De la musique d’Anthony Gonzales émane un grand sens de la liberté – n’ayons pas peur des mots, car il n’y a rien de cynique ici, on est dans la grandiloquence assumée, déployée, célébrée – qui, note-t-on dans la bio envoyée par les gens de Mute, sa maison de disques, ne peut être ressentie que par le sexe, l’expérience des drogues ou la méditation. "C’est vrai qu’il y a là un petit côté psychédélique et assez années 70", approuve Gonzales, 24 ans. Si bien qu’on vous suggère In the Cold I’m Standing en accompagnement de vos découvertes sous-marines d’épaves oubliées, de vos explorations dans les ruines secrètes de cités enfouies sous les sables, de votre prochaine séance maison de feux d’artifice (on les entend éclater sur Let Men Burn Stars), couché sur un lac gelé devant le spectacle des aurores boréales ou, plus simplement, l’été dans un champ en observant les étoiles – mais attention de ne pas tomber dans le ciel. "Ouais, c’est pas mal! Moi j’aime bien écouter de la musique par une nuit d’été au bord de la mer ou d’une piscine, c’est assez classique mais efficace. J’ai un petit home studio à Antibes, en France, où je peux travailler mes maquettes et mes démos avant d’aller en studio."
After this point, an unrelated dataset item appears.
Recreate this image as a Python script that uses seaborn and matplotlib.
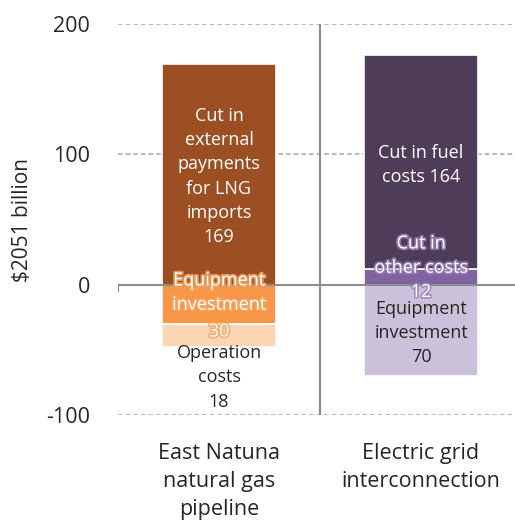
"""Cost/benefit comparison of two infrastructure options, stacked bars."""

import matplotlib.pyplot as plt
import matplotlib.patheffects as pe
import pandas as pd
import seaborn as sns

categories = ["East Natuna\nnatural gas\npipeline", "Electric grid\ninterconnection"]

# segments per bar, drawn in stacking order (positive up, negative down)
segment_category = [0, 0, 0, 1, 1, 1]
segment_value = [169, -30, -18, 12, 164, -70]
segment_color = ["#9C4F22", "#F79646", "#FCD5B5", "#8064A2", "#4E3C58", "#CCC1DA"]

# in-bar labels: (category, y in data units, text, text colour, glow colour)
label_category = [0, 0, 0, 0, 1, 1, 1]
label_y = [83, -6, -36, -71, 92, 13, -37]
label_text = [
    "Cut in\nexternal\npayments\nfor LNG\nimports\n169",
    "Equipment\ninvestment",
    "30",
    "Operation\ncosts\n18",
    "Cut in fuel\ncosts 164",
    "Cut in\nother costs\n12",
    "Equipment\ninvestment\n70",
]
label_color = ["white", "white", "white", "#262626", "white", "white", "#262626"]
label_glow = [None, "#F7A460", "#F7A460", None, None, "#9A80BC", None]

sns.set_theme(style="white")
plt.rcParams["font.family"] = ["Open Sans", "DejaVu Sans"]
plt.rcParams["axes.unicode_minus"] = False

fig = plt.figure(figsize=(5.15, 5.27), dpi=100)
ax = fig.add_axes([118 / 515, 112 / 527, 404 / 515, 391 / 527])

pos_base = [0.0, 0.0]
neg_base = [0.0, 0.0]
for cat, val, color in zip(segment_category, segment_value, segment_color):
    if val >= 0:
        bottom = pos_base[cat]
        pos_base[cat] += val
    else:
        bottom = neg_base[cat]
        neg_base[cat] += val
    seg = pd.DataFrame({"category": [categories[cat]], "value": [val]})
    sns.barplot(
        data=seg,
        x="category",
        y="value",
        order=categories,
        bottom=bottom,
        color=color,
        saturation=1,
        width=0.565,
        edgecolor="white",
        linewidth=1.2,
        err_kws={"linewidth": 0},
        ax=ax,
    )

for cat, y, text, color, glow in zip(label_category, label_y, label_text, label_color, label_glow):
    effects = [pe.withStroke(linewidth=2.5, foreground=glow, alpha=0.8)] if glow else None
    ax.text(cat, y, text, ha="center", va="center", fontsize=13, color=color,
            linespacing=1.45, path_effects=effects, zorder=5)

# gridlines and separators
for y in (200, 100, -100):
    ax.axhline(y, color="#A6A6A6", linestyle=(0, (3, 2)), linewidth=1.1, zorder=0)
ax.axhline(0, color="#8C8C8C", linewidth=1.5, zorder=3)
ax.axvline(0.5, color="#8C8C8C", linewidth=1.5, zorder=0)
ax.vlines(-0.5, -6, 0, color="#8C8C8C", linewidth=1.5, zorder=3)

ax.set_xlim(-0.5, 1.5)
ax.set_ylim(-100, 200)
ax.set_yticks([-100, 0, 100, 200])
ax.tick_params(axis="y", length=0, pad=20, labelsize=15.5, labelcolor="#262626")
ax.tick_params(axis="x", length=0, pad=20, labelsize=15.5, labelcolor="#262626")
for lbl in ax.get_xticklabels():
    lbl.set_linespacing(1.45)
ax.set_xlabel("")
ax.set_ylabel("$2051 billion", fontsize=15, color="#262626")
ax.yaxis.set_label_coords(-0.21, 0.5)
sns.despine(ax=ax, left=True, bottom=True)

fig.savefig("out.png", dpi=100)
On n’écoute pas M83, on monte le volume et on se laisse happer. "M83, c’est une galaxie. Tout le monde cherche une signification à ce titre-là, mais moi je n’accorde pas plus d’importance que ça aux étoiles, c’est juste que je trouvais la photo belle… Une galaxie classique mais avec de belles couleurs bleues, c’était assez joli, quoi."